Among the solutions are the Mine Clearing Line Charge, which launches a small rocket with a line of explosive charges across a minefield and is detonated to trigger any mines nearby. Ukraine already has a Soviet-developed equivalent.
One of the six Leopard 2R armored mine-clearing vehicles provided to Ukraine by Finland was destroyed in the early days of the counteroffensive and two were damaged, according to Oryx, an independent team of analysts tracking both sides’ losses in the war.
A satellite image on Fisherman’s phone illustrates what Ukrainian forces are up against: It shows a belt of antitank mines, five rows deep, in front of a Russian position. But before clearing a path through enemy mines, the sappers had to open a gap in their own.
An avid fisherman, Fisherman compares his hobby to his job, in the sense that both involve laying bait and waiting for a catch. He fought against Russia during an earlier phase of the conflict in 2015 but went back to work in the construction industry until the full-blown invasion last year.
After arriving on the front line near Vuhledar last year, his men, who call themselves the Fishermen, set about planting some 25,000 mines across an area roughly a quarter the size of Manhattan. It sometimes involved trudging several miles carrying multiple antitank mines, weighing 22 pounds each.
The mines the Fishermen laid tore up Russia’s 155th Naval Infantry Brigade, thwarting repeated assaults around the village of Vuhledar during a failed winter offensive. A video on Fisherman’s phone shows three unsuspecting Russian tanks advancing in single file along a track etched through snowy fields. Enemy sappers had previously cleared the route, Fisherman said, but his men went out under cover of night and mined it again. The footage shows the first tank rolling over a mine, triggering an explosion that prompts the rest of the convoy to turn tail.
As the offensive loomed, the Fishermen were tasked with clearing a path through their own defenses without revealing where Ukrainian forces intended to attack. To keep the enemy guessing, the sappers removed explosives from mines they had laid while leaving the outer shell as a decoy.

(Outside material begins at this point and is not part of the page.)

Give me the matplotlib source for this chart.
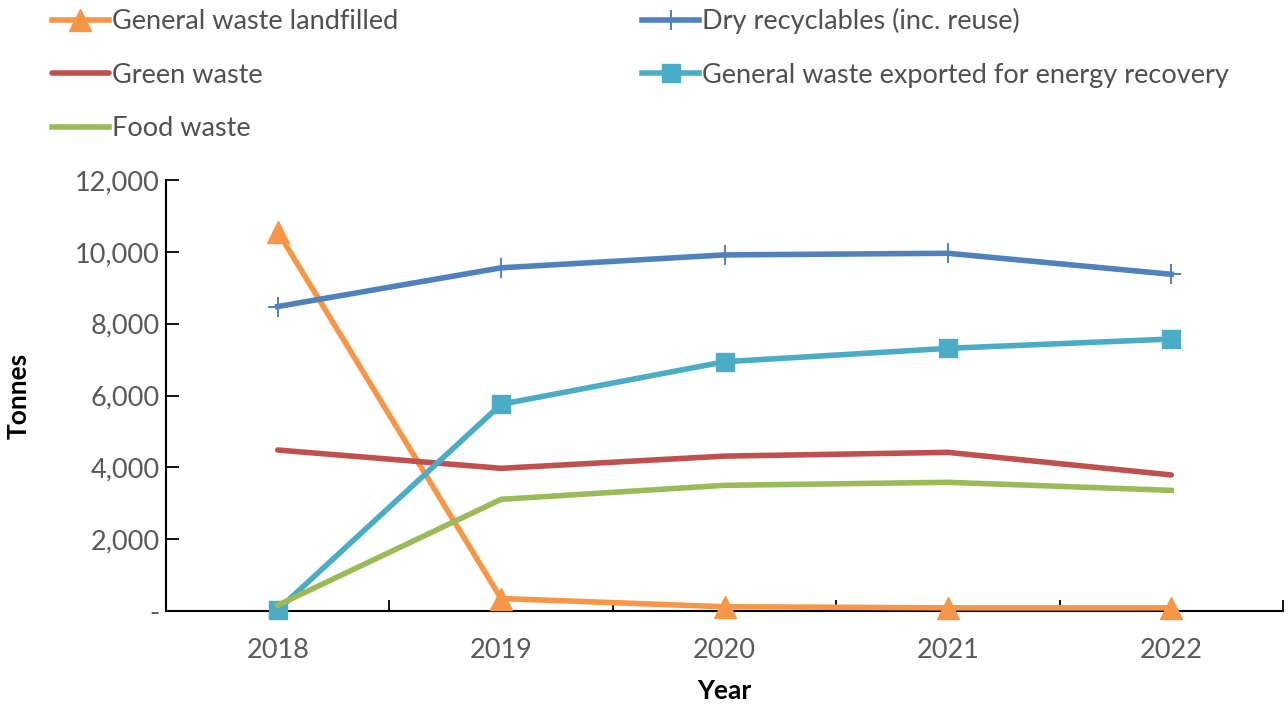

Ukrainian forces achieved some early tactical successes on the Fishermen’s front, retaking the eastern village of Blahodatne. But, like everywhere else, mines have proved a big problem. In one instance, Ukrainian forces overran a Russian position only to come under heavy artillery fire. While attempting to retreat with the wounded, they triggered an antipersonnel mine, said a sapper with a goatee with the call sign Buba.
“When we go into occupied territory, we are blind,” said Buba.
Wearing night-vision goggles, the sappers scan the ground in front of them with a metal detector. At times they get so close to Russian positions they can hear the voices of their enemies. When the metal detector picks up a signal, they probe the earth to establish what lies beneath. There is no room for nerves. “Your hands can’t shake,” said Fisherman, wearing a T-shirt with the words “Good evening, we are from Ukraine.”
Often the metal detected is harmless shrapnel that litters fields along the front line in southern Ukraine. But if it is a mine, the sappers uncover it using a spade with a short handle before attaching a grappling hook with a cord.
From a safe distance, they tug at the cord to dislodge the antitank mine. Russian forces often place an antipersonnel mine underneath, which is triggered when the antitank mine is removed. “There is always a risk,” said Buba.
Tripwires aren’t visible in the dark, so the sappers sometimes wait until dawn to go out and search for them. For that, Fisherman said, the best tool is a reed: taut but yielding enough not to trigger a trip wire. “Nobody has come up with a tool better than this,” he said, plucking a reed from the bank of a river flowing past. The men were on a break from front-line duties and were staying in a vacant house while awaiting further orders.
Sappers have a short life expectancy, Fisherman said. Despite that, he said he hasn’t lost a single man to a mine so far. That, he considers his greatest achievement.
“I didn’t come here to be a hero,” he said. “I just came here to do my job: to win the war.”